Norris glaubt 2019 nicht an Wunder
An ein Wunder glaubt er allerdings 2019 nicht: "Um wieder das beste Team zu werden, bräuchte es schon einen riesigen Schritt." Nun will Norris selbst anpacken, um McLaren wieder zu alten Glanzzeiten zurückverhelfen - und so selbst wie Hamilton ein Teil der Historie des Teams werden.
"Ich wohne nur 20 Minuten von hier entfernt", sagt er. "Ich kann also immer in die Fabrik kommen, wenn ich eine Idee habe, an der ich arbeiten möchte. Ich kann kommen, wenn ich etwas über das Auto in Erfahrung bringen möchte. Und ich kann das machen, was notwendig ist, damit ich mich hier wohlfühle."
Und auch das Team will laut Norris dafür sorgen, dass sich die Fahrer in Zukunft bei McLaren wohler fühlen, nachdem die Zusammenarbeit mit Stoffel Vandoorne scheiterte. "Es ist wie beim Auto: Sie wollen besser verstehen, wie sie uns helfen können, damit es für alle einfacher wird. Da geht es nicht nur um Stoffels Erfahrungen, sondern auch um die von Fernando. Glaubt man dem Team, dann ist die für mich geplante Vorbereitung viel effizienter als je zuvor."
So baut Norris für Rückschläge vor
Dennoch rechnet er 2019 mit Rückschlägen. "Es wird vorkommen, dass ich mich nicht gerade großartig schlage, ich werde Fehler machen", sagt er. "Und es wird passieren, dass dann alle denken, dass ich es furchtbar vermasselt habe." Was in der Formel 1 viel größere Folgen habe als in anderen Rennserien: "Durch die Medien kriegen es viel mehr Leute mit als in der Formel 2 und in der Formel 3. Der Druck ist also größer, aber kein Fahrer ist perfekt!
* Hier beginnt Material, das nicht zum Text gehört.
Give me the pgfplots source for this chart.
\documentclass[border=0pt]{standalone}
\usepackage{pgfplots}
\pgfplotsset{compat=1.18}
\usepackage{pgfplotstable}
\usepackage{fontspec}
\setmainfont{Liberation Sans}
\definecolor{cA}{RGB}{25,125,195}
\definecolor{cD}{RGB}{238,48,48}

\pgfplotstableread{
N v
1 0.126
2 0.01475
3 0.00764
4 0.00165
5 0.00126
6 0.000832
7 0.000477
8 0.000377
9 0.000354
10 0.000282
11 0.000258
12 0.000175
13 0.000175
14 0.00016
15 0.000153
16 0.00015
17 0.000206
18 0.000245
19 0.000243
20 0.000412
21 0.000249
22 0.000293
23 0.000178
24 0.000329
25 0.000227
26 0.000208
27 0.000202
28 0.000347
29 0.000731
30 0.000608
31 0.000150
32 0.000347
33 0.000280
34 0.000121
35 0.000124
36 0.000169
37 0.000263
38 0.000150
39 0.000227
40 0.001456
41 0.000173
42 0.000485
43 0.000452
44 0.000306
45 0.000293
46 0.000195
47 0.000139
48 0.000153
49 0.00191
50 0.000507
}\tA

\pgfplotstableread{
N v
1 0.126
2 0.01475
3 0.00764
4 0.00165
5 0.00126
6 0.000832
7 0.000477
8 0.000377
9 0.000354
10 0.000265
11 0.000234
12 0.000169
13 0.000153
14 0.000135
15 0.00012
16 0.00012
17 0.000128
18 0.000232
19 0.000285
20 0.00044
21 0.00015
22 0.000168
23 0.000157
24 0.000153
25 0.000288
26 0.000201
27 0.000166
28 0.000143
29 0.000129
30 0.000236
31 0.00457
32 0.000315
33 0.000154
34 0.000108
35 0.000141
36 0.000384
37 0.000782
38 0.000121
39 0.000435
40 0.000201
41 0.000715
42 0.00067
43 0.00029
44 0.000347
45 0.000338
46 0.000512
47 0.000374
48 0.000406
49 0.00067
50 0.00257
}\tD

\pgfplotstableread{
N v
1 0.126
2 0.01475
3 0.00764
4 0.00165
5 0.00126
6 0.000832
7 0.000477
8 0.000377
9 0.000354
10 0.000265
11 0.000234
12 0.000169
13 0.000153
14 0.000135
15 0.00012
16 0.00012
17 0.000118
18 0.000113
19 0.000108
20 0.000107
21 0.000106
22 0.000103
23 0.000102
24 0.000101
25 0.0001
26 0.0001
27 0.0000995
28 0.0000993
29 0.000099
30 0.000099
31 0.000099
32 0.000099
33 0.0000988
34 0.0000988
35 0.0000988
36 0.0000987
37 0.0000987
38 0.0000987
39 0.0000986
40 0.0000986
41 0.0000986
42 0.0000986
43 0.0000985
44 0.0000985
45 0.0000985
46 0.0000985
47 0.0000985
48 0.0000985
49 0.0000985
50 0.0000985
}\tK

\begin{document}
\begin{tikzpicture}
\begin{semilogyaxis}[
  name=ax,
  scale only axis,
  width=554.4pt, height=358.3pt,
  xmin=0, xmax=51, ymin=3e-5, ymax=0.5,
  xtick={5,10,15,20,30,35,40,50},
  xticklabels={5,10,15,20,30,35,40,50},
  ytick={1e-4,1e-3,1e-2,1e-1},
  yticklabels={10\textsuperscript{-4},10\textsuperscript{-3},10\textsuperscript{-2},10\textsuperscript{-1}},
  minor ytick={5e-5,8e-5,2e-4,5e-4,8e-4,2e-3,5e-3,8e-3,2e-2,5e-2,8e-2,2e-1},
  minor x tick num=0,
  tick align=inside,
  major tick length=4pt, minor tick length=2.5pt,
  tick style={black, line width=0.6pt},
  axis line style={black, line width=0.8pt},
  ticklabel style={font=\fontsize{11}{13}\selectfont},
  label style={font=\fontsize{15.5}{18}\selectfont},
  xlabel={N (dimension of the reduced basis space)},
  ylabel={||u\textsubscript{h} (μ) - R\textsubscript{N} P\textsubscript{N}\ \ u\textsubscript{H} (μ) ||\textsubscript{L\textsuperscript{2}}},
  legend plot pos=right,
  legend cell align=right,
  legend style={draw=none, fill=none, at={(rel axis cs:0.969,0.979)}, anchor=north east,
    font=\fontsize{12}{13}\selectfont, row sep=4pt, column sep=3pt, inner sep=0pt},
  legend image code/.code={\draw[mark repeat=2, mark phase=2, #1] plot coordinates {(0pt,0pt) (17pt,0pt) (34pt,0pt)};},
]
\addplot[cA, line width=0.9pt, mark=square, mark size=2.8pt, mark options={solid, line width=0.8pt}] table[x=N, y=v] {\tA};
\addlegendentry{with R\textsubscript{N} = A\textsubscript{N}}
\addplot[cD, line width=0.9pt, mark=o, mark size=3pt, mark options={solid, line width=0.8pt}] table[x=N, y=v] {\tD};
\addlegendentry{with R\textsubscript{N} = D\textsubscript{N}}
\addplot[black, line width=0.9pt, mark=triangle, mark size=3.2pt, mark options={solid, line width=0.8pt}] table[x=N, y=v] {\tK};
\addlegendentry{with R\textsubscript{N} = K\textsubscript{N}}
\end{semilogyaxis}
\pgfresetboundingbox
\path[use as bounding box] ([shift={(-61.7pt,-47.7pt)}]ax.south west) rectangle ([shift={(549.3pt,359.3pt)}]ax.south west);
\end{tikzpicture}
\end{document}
Es wird also passieren, aber es ist wichtig, dass mir bewusst wird, dass das dazu gehört."
Damit das Team auch in Krisen hinter ihm steht, versucht er derzeit, für solche Fälle vorzubauen: "Ich versuche, mich mehr beim Team einzubringen, wodurch meine Bindung zu den Mechanikern und Ingenieuren stärker wird und sie mir mehr vertrauen." Wie heikel interne Konflikte sein können, hat schon die Saison 2007 gezeigt - als Alonso den damaligen Teamchef Ron Dennis im Kleinkrieg mit Hamilton erpresste und drohte, Details über die Spionageaffäre an die Öffentlichkeit zu bringen. Seine Zeit in Woking war nach nur einem Jahr abgelaufen.